The oceans are becoming a repository for almost all of Earth’s excess
heat, driving up sea levels and threatening coastlines, according to a
leaked draft of the most comprehensive United Nations report addressing
climate science.
Temperatures in the shallowest waters rose by more than 0.1 degree
Celsius (0.18 degree Fahrenheit) a decade for the 40 years through 2010,
the study found. Average sea levels have increased worldwide by about
19 centimeters (7.5 inches) since 1901 and researchers said it’s “very
likely” the system of ocean currents that includes the Gulf Stream will
slow in the coming decades.
The findings are detailed in a 2,200-page report that will guide UN envoys as they devise a new treaty to fight climate change
by 2015. It was obtained by Bloomberg from a person with official
access to the report who declined to be further identified because it
hasn’t been published. The UN declined to comment.
“The Earth is
absorbing more heat than it is emitting back into space, and nearly all
this excess heat is entering the oceans and being stored there,” the
report’s authors wrote. “Changes have been observed in ocean properties
of relevance to climate during the past 40 years, including temperature,
salinity, sea level, carbon, pH and oxygen.”
It’s “extremely likely” mankind is responsible for more than half of the
observed temperature rises since the 1950s and it’s “virtually certain”

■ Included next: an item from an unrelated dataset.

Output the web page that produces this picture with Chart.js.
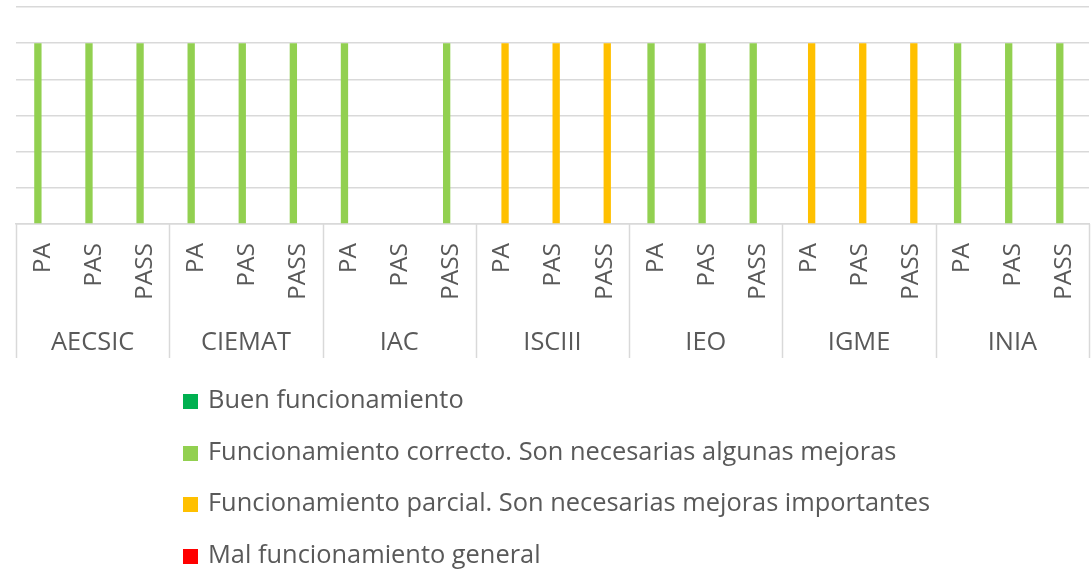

the global rate of sea-level
rise has accelerated over the past two centuries, according to the
summary document. Those main points are little changed from an earlier
version that was leaked by the blogger Alec Rawls on the website
www.stopgreensuicide.com in December.
The latest version of the summary includes a lower forecast for
temperature rise from 2016 through 2035 of 0.3 degrees to 0.7 degrees
Celsius, compared with 0.4 degrees to 1 degree in last year’s version.
Both versions conclude that there’s “very high confidence” the Greenland
Ice Sheet has lost mass and “high confidence” the same has happened to
the Antarctic Ice Sheet. The two ice sheets contain more than 99 percent
of the planet’s freshwater ice, according to the National Snow & Ice Data Center.